BM I would like to ask you one final question, to consider something that will take us through the whole of your work. Does your painting contain well-defined moments, different periods, from the point of view of style and execution, which can be identified within the long journey of your artistic career? An answer could be drawn from what you have already said, but I ask the question for the benefit of the reader, who has followed us to this final phase of our conversation.

AS Yes, as happens to everyone, I have had different experiences. It is easy to identify, in the socio-cultural condition of Man, the most constant characteristic of my work. Whoever wishes to skim through the pages of my career as a painter could not fail to notice the various aspects of an artistic progression, which testifies the sense of curiosity that drives the artist in different directions.

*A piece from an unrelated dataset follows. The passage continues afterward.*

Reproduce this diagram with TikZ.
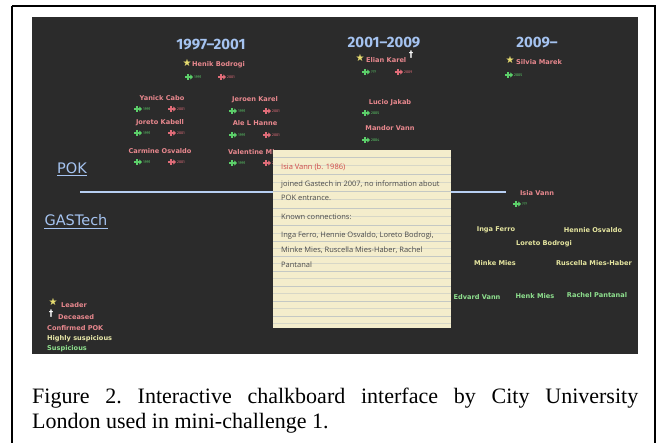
\documentclass[tikz,border=0pt]{standalone}
\usepackage{fontspec}
\setmainfont{Liberation Serif}
\newfontfamily\chalk{Fira Sans}
\newfontfamily\chalkw{DejaVu Sans}
\newfontfamily\hand{Open Sans}
\newfontfamily\sym{DejaVu Sans}
\usetikzlibrary{arrows.meta}
\definecolor{board}{HTML}{2B2B2B}
\definecolor{hdr}{HTML}{A5C3F0}
\definecolor{pinkn}{HTML}{E8888E}
\definecolor{greena}{HTML}{5CD06A}
\definecolor{reda}{HTML}{E06C78}
\definecolor{stary}{HTML}{E8DD70}
\definecolor{yelln}{HTML}{E6E6A0}
\definecolor{greenn}{HTML}{8EE08E}
\definecolor{paper}{HTML}{F4EDCC}
\definecolor{rule}{HTML}{C4C8C4}
\definecolor{cardred}{HTML}{D04848}
\definecolor{cardtxt}{HTML}{4A4A4A}
\tikzset{
  hdrtext/.style={font=\chalk\bfseries\fontsize{15}{15}\selectfont, text=hdr, inner sep=0pt},
  nametext/.style={font=\chalkw\bfseries\fontsize{6.6}{7}\selectfont, inner sep=0pt},
  yrtext/.style={font=\chalk\fontsize{3.8}{4}\selectfont, inner sep=0pt},
  cardtext/.style={font=\hand\fontsize{7.5}{8}\selectfont, text=cardtxt, inner sep=0pt, anchor=base west},
  startxt/.style={font=\sym\fontsize{10}{10}\selectfont, text=stary, inner sep=0pt},
  dagtxt/.style={font=\sym\bfseries\fontsize{9}{9}\selectfont, text=white, inner sep=0pt},
  sectxt/.style={font=\chalkw\fontsize{14.5}{15}\selectfont, text=hdr, inner sep=0pt},
  captext/.style={anchor=base west, inner sep=0pt, font=\fontsize{22}{25}\selectfont\frenchspacing},
}
% year arrow: name, x, y, colour, text
\newcommand\yr[5]{%
  \draw[#4, line width=1.5pt, -{Triangle[length=2.6pt,width=5pt]}] ({#2-4},#3) -- ++(8,0);
  \draw[#4, line width=1.2pt] ({#2-1},{#3-2.6}) -- ({#2-1},{#3+2.6});
  \node[yrtext, text=#4, anchor=west] (#1) at ({#2+5},#3) {#5};}
\begin{document}
\begin{tikzpicture}[x=1pt,y=-1pt]
\useasboundingbox (0,0) rectangle (658,443);
\fill[white] (0,0) rectangle (658,443);
\draw[line width=1.4pt] (12,6) -- (655,6) -- (655,443);
\draw[line width=1.4pt] (12,6) -- (12,443);
% board
\fill[board] (32,17) rectangle (638,354);
% headers
\node[hdrtext] (h1) at (211,45) {1997–2001};
\node[hdrtext] (h2) at (384,43) {2001–2009};
\node[hdrtext] (h3) at (537,43) {2009–};
% 1997-2001
\node[startxt] (s1) at (187,63) {★};
\node[nametext, text=pinkn, anchor=west] (n1) at (192,65) {Henik Bodrogi};
\yr{y1a}{189}{77}{greena}{1991}
\yr{y1b}{222}{77}{reda}{2001}
\node[nametext, text=pinkn] (n2) at (162,98) {Yanick Cabo};
\yr{y2a}{138}{109}{greena}{1991}
\yr{y2b}{172}{109}{reda}{2001}
\node[nametext, text=pinkn] (n3) at (160,123) {Joreto Kabell};
\yr{y3a}{138}{133}{greena}{1991}
\yr{y3b}{172}{133}{reda}{2001}
\node[nametext, text=pinkn] (n4) at (160,151) {Carmine Osvaldo};
\yr{y4a}{138}{162}{greena}{1991}
\yr{y4b}{172}{162}{reda}{2001}
\node[nametext, text=pinkn] (n5) at (255,100) {Jeroen Karel};
\yr{y5a}{233}{111}{greena}{1991}
\yr{y5b}{267}{111}{reda}{2001}
\node[nametext, text=pinkn] (n6) at (255,123) {Ale L Hanne};
\yr{y6a}{233}{135}{greena}{1991}
\yr{y6b}{267}{135}{reda}{2001}
\node[nametext, text=pinkn, anchor=west] (n7) at (228,152) {Valentine Mies};
\yr{y7a}{233}{163}{greena}{1991}
\yr{y7b}{267}{163}{reda}{2001}
% 2001-2009
\node[startxt] (s2) at (360,58) {★};
\node[nametext, text=pinkn, anchor=west] (n8) at (366,60) {Elian Karel};
\node[dagtxt] (d1) at (411,55) {†};
\yr{y8a}{366}{72}{greena}{???}
\yr{y8b}{399}{72}{reda}{2009}
\node[nametext, text=pinkn] (n9) at (390,103) {Lucio Jakab};
\yr{y9a}{366}{113}{greena}{2005}
\node[nametext, text=pinkn] (n10) at (390,128) {Mandor Vann};
\yr{y10a}{366}{140}{greena}{2004}
% 2009-
\node[startxt] (s3) at (510,60) {★};
\node[nametext, text=pinkn, anchor=west] (n11) at (516,62) {Silvia Marek};
\yr{y11a}{509}{75}{greena}{2005}
% sections
\node[sectxt] (pok) at (72,168) {POK};
\draw[hdr, line width=0.6pt] ([yshift=-2pt]pok.south west) -- ([yshift=-2pt]pok.south east);
\node[sectxt] (gas) at (76,220) {GASTech};
\draw[hdr, line width=0.6pt] ([yshift=-2pt]gas.south west) -- ([yshift=-2pt]gas.south east);
\coordinate (lstart) at (80,192);
\coordinate (lend) at (506,192);
\draw[hdr!80!white, line width=1.3pt] (lstart) -- (lend);
% GASTech side
\node[nametext, text=pinkn] (iv) at (537,193) {Isia Vann};
\yr{y12a}{517}{204}{greena}{???}
\node[nametext, text=yelln] (g1) at (496,230) {Inga Ferro};
\node[nametext, text=yelln] (g2) at (593,230) {Hennie Osvaldo};
\node[nametext, text=yelln] (g3) at (544,244) {Loreto Bodrogi};
\node[nametext, text=yelln] (g4) at (495,263) {Minke Mies};
\node[nametext, text=yelln] (g5) at (594,263) {Ruscella Mies-Haber};
\node[nametext, text=greenn] (g6) at (477,297) {Edvard Vann};
\node[nametext, text=greenn] (g7) at (535,296) {Henk Mies};
\node[nametext, text=greenn] (g8) at (597,295) {Rachel Pantanal};
% card
\fill[paper] (273,150) rectangle (451,328);
\foreach \yy in {157,174,191,208,225,241,256,271,286,301,316} {
  \draw[rule, line width=0.5pt] (273,\yy) -- (451,\yy);
}
\foreach \yy in {165.5,182.5,199.5,216.5,233,248.5,263.5,278.5,293.5,308.5,323} {
  \draw[rule!60!paper, line width=0.4pt] (273,\yy) -- (451,\yy);
}
\node[cardtext, text=cardred] (c1) at (281,170) {Isia Vann (b. 1986)};
\node[cardtext] (c2) at (281,187) {joined Gastech in 2007, no information about};
\node[cardtext] (c3) at (281,201) {POK entrance.};
\node[cardtext] (c4) at (281,220) {Known connections:};
\node[cardtext] (c5) at (281,238) {Inga Ferro, Hennie Osvaldo, Loreto Bodrogi,};
\node[cardtext] (c6) at (281,253) {Minke Mies, Ruscella Mies-Haber, Rachel};
\node[cardtext] (c7) at (281,268) {Pantanal};
% legend
\node[startxt] (ls) at (53,302) {★};
\node[nametext, text=pinkn, anchor=west] (l1) at (61,305) {Leader};
\node[dagtxt] (ld) at (51,314) {†};
\node[nametext, text=pinkn, anchor=west] (l2) at (58,317) {Deceased};
\node[nametext, text=pinkn, anchor=west] (l3) at (47,328) {Confirmed POK};
\node[nametext, text=yelln!90!white, anchor=west] (l4) at (47,339) {Highly suspicious};
\node[nametext, text=greenn, anchor=west] (l5) at (47,349) {Suspicious};
% caption
\node[captext] (cap1) at (32,403)
  {\makebox[606pt][s]{Figure 2. Interactive chalkboard interface by City University}};
\node[captext] (cap2) at (32,428) {London used in mini-challenge 1.};
\end{tikzpicture}
\end{document}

There are periods, for instance, which seem to indicate an attention to a particular area, which, if not actual surreal, is certainly imaginary. I refer here to the cycle Isole (Islands), to the Ville sull'Adriatico (Villas on the Adriatic), and the more recent cycle Oggetti della casa (Objects in the home), which, in their apparent naturalism, have a rather metaphysical function. At other times, my art shows a more analytical viewpoint: I'm thinking here of some paintings in the "green period", of the bushes in which the leaves appear singly, one by one, as if wanting to go from the outlines of things towards their deeper meaning.

More recently, after Teatro d'Italia, which has become the central experience in this conversation, I have created a series of paintings in which the themes of evening, of reflection, of passing years and the marks that they leave, have become a kind of diary.

It is an unusual diary, in which I use large canvases to jot down notes.

You don't go from one idea to another with the intention of diverging from your own choices. There are paths crossing our own, and we cannot avoid stepping along them.

I have never believed, in fact, that there is anything from which one cannot stray. The more our convictions seem absolute, the more I am tempted to question them.

It seems wise, to me, to follow the wind of curiosity, now and then, for no other reason than because you need to.